Before getting into knowing how to achieve the trade-off, lets simply understand how bias and variance errors occur.
The Bias and Variance Error
Let’s understand each error with the help of an example. Suppose you have 3 training datasets say T1, T2, and T3, and you pass these datasets through a supervised learning algorithm. The algorithm generates three different models say M1, M2, and M3 from each of the training dataset.
Now let’s say you have a new input A. The whole idea is to apply each model on this new input A. Here, there can be two types of errors that can occur. If the output generated by each model on the input A is different(B1, B2, B3), the algorithm is said to have a high Variance Error. On the other hand, if the output from all the three models is same (B) but incorrect, the algorithm is said to have a high Bias Error.
High Variance also means that the algorithm produces a model that is too specific to the training data, which is a typical case of Overfitting. On the other hand, high bias means that the algorithm has not picked up defining patterns from the dataset, this is a case of Underfitting.
Some examples of high-bias ML algorithms are: Linear Regression, Linear Discriminant Analysis and Logistic Regression
Examples of high-variance Ml algorithms are: Decision Trees, k-Nearest Neighbors and Support Vector Machines.
How to achieve a Bias-Variance Trade-off?
For any supervised algorithm, having a high bias error usually means it has low variance error and vise versa.

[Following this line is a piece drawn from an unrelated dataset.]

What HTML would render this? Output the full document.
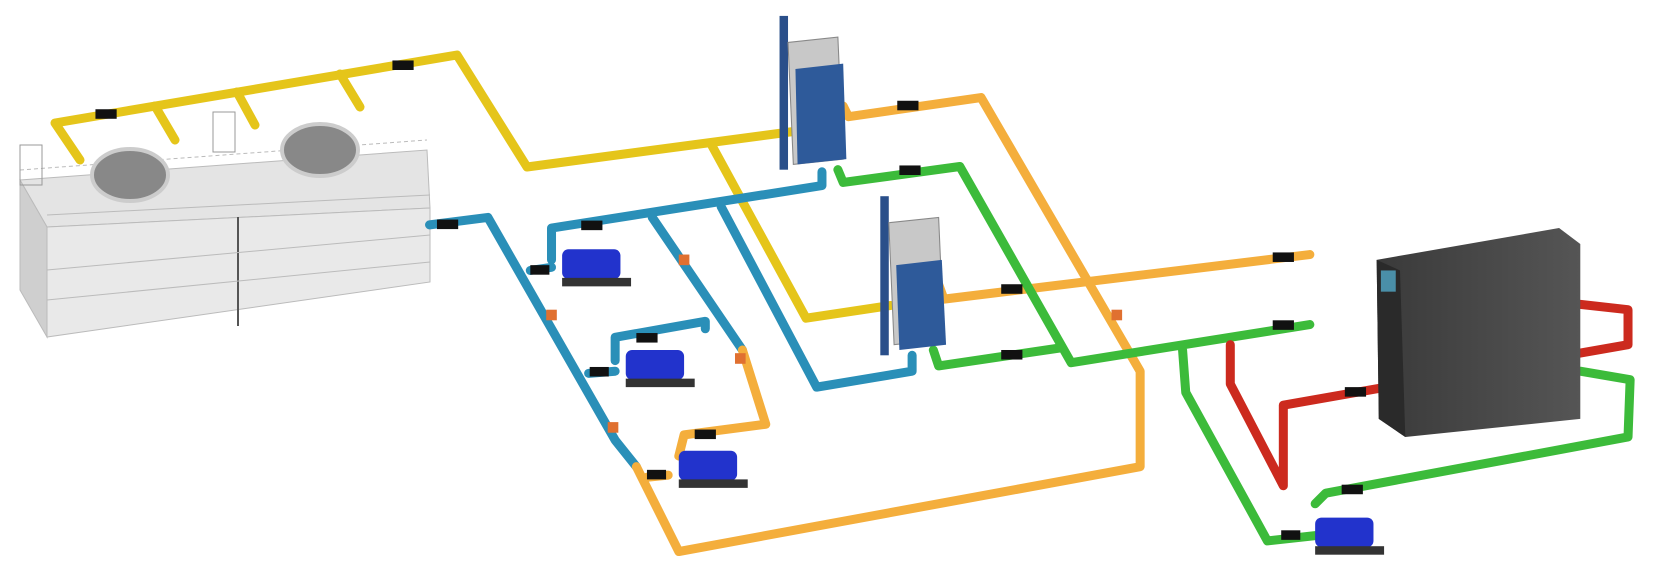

To be more specific, parametric or linear ML algorithms often have a high bias but low variance. On the other hand, non-parametric or non-linear algorithms have vice versa.
The goal of any ML model is to obtain a low variance and a low bias state, which is often a task due to the parametrization of machine learning algorithms.
So how can we achieve a trade-off between the two?
Following are some ways to achieve the Bias-Variance Tradeoff:
By minimizing the total error:
The optimum location for any model is the level of complexity at which the increase in bias is equivalent to the reduction in variance. Practically, there is no analytical method to find the optimal level. One should use an accurate measure for error prediction and explore different levels of model complexity, and then choose the complexity level that reduces the overall error.
Generally resampling based measures such as cross-validation should be preferred over theoretical measures such as Aikake’s Information Criteria.
(The irreducible error is the noise that cannot be reduced by algorithms but can be reduced with better data cleaning.)
Using Bagging and Resampling techniques:
These can be used to reduce the variance in model predictions. In bagging (Bootstrap Aggregating), several replicas of the original dataset are created using random selection with replacement.
One modeling algorithm that makes use of bagging is Random Forests. In Random Forest algorithm, the bias of the full model is equivalent to the bias of a single decision tree–which itself has high variance. By creating many of these trees, in effect a “forest”, and then averaging them the variance of the final model can be greatly reduced over that of a single tree.
Adjusting minor values in algorithms:
Both the k-nearest algorithms and Support Vector Machines(SVM) algorithms have low bias and high variance. But the trade-offs in both these cases can be changed. In the K-nearest algorithm, the value of k can be increased, which would simultaneously increase the number of neighbors that contribute to the prediction. This in turn would increase the bias of the model. Whereas, in the SVM algorithm, the trade-off can be changed by an increase in the C parameter that would influence the violations of the margin allowed in the training data. This will increase the bias but decrease the variance.
Using a proper Machine learning workflow:
This means you have to ensure proper training by:
- Maintaining separate training and test sets – Splitting the dataset into training (50%), testing(25%), and validation sets ( 25%). The training set is to build the model, test set is to check the accuracy of the model, and the validation set is to evaluate the performance of your model hyperparameters.
- Optimizing your model by using systematic cross-validation – A cross-validation technique is a must to fine tune the model parameters, especially for unknown instances. In supervised machine learning, validation or cross-validation is used to find out the predictive accuracy within various models of varying complexity, in order to find the best model.For instance, one can use the k-fold cross validation method. Here, the dataset is divided into k folds. For each fold, train the algorithm on k-1 folds iteratively, using the remaining fold(also called as ‘holdout fold’)as the test set. Repeat this process until each k has acted as a test set. The average of the k recorded errors is called as the cross validation error and can serve as the performance metric for the model.
- Trying out appropriate algorithms – Before relying on any model we need to first ensure that the model works best for our assumptions. One can make use of the No Free Lunch theorem, which states that one model can not work for only one problem. For instance, while using No Free lunch theorem, a random search will do the same as any of the heuristic optimization algorithms.
- Tuning the hyperparameters that can give an impactful performance – Any machine learning model requires different hyperparameters such as constraints, weights or learning rates for generalizing different data patterns. Tuning these hyperparameters is necessary so that the model can optimally solve machine learning problems. Grid search and randomized search are two such methods practiced for hyperparameter tuning.
So, we have listed some of the ways where you can achieve trade-off between the two.
Both bias and variance are related to each other, if you increase one the other decreases and vice versa. By a trade-off, there is an optimal balance in the bias and variance which gives us a model that is neither underfit nor overfit. And finally, the ultimate goal of any supervised machine algorithm lies in isolating the signal from the dataset, and making sure that it eliminates the noise.